Start of COLLECTED DATA

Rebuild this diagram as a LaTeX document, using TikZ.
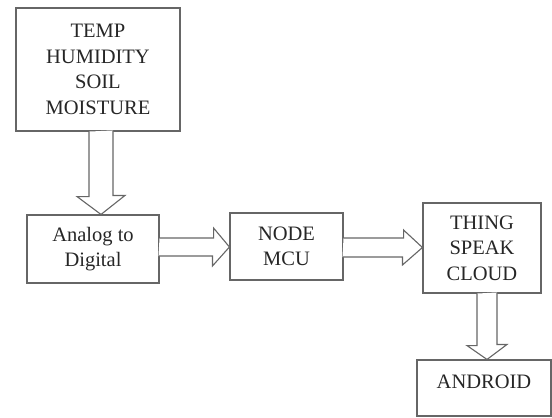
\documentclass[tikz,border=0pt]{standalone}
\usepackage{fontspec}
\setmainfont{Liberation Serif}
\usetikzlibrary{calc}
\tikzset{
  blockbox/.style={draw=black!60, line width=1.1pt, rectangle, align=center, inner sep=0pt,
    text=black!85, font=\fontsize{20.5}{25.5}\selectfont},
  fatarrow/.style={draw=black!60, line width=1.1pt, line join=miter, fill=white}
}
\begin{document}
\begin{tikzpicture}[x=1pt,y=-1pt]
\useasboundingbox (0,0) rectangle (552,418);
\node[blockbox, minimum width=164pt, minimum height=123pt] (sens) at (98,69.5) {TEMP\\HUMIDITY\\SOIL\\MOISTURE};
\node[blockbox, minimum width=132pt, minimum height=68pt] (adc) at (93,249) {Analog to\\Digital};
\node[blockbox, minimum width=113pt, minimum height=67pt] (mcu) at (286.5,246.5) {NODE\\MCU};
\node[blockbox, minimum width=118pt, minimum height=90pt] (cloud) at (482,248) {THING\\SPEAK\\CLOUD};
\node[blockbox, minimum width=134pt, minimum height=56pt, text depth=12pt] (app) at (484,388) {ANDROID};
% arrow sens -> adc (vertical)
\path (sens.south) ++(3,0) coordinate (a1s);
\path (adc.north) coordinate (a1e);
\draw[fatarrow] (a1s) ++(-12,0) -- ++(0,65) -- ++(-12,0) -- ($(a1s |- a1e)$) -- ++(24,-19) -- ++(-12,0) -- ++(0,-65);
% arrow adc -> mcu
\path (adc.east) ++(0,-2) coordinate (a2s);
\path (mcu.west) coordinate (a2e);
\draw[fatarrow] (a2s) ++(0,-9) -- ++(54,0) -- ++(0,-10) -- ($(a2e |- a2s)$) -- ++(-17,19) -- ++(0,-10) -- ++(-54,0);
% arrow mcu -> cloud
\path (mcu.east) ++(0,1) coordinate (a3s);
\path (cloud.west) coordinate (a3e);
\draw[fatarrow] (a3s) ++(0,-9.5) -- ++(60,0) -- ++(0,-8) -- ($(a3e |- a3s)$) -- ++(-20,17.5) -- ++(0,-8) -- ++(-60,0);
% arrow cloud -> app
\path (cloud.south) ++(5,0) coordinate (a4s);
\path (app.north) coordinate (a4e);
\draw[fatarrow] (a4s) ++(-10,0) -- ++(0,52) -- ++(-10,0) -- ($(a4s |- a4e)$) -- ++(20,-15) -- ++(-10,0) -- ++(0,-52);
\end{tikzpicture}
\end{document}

End of COLLECTED DATA

**YOUR TASK**
Each line of the data is to be duplicated exactly; pictures stay out of the copy.

**ANSWER FOR THE TASK**
Rebuild this diagram as a LaTeX document, using TikZ.
\documentclass[tikz,border=0pt]{standalone}
\usepackage{fontspec}
\setmainfont{Liberation Serif}
\usetikzlibrary{calc}
\tikzset{
  blockbox/.style={draw=black!60, line width=1.1pt, rectangle, align=center, inner sep=0pt,
    text=black!85, font=\fontsize{20.5}{25.5}\selectfont},
  fatarrow/.style={draw=black!60, line width=1.1pt, line join=miter, fill=white}
}
\begin{document}
\begin{tikzpicture}[x=1pt,y=-1pt]
\useasboundingbox (0,0) rectangle (552,418);
\node[blockbox, minimum width=164pt, minimum height=123pt] (sens) at (98,69.5) {TEMP\\HUMIDITY\\SOIL\\MOISTURE};
\node[blockbox, minimum width=132pt, minimum height=68pt] (adc) at (93,249) {Analog to\\Digital};
\node[blockbox, minimum width=113pt, minimum height=67pt] (mcu) at (286.5,246.5) {NODE\\MCU};
\node[blockbox, minimum width=118pt, minimum height=90pt] (cloud) at (482,248) {THING\\SPEAK\\CLOUD};
\node[blockbox, minimum width=134pt, minimum height=56pt, text depth=12pt] (app) at (484,388) {ANDROID};
% arrow sens -> adc (vertical)
\path (sens.south) ++(3,0) coordinate (a1s);
\path (adc.north) coordinate (a1e);
\draw[fatarrow] (a1s) ++(-12,0) -- ++(0,65) -- ++(-12,0) -- ($(a1s |- a1e)$) -- ++(24,-19) -- ++(-12,0) -- ++(0,-65);
% arrow adc -> mcu
\path (adc.east) ++(0,-2) coordinate (a2s);
\path (mcu.west) coordinate (a2e);
\draw[fatarrow] (a2s) ++(0,-9) -- ++(54,0) -- ++(0,-10) -- ($(a2e |- a2s)$) -- ++(-17,19) -- ++(0,-10) -- ++(-54,0);
% arrow mcu -> cloud
\path (mcu.east) ++(0,1) coordinate (a3s);
\path (cloud.west) coordinate (a3e);
\draw[fatarrow] (a3s) ++(0,-9.5) -- ++(60,0) -- ++(0,-8) -- ($(a3e |- a3s)$) -- ++(-20,17.5) -- ++(0,-8) -- ++(-60,0);
% arrow cloud -> app
\path (cloud.south) ++(5,0) coordinate (a4s);
\path (app.north) coordinate (a4e);
\draw[fatarrow] (a4s) ++(-10,0) -- ++(0,52) -- ++(-10,0) -- ($(a4s |- a4e)$) -- ++(20,-15) -- ++(-10,0) -- ++(0,-52);
\end{tikzpicture}
\end{document}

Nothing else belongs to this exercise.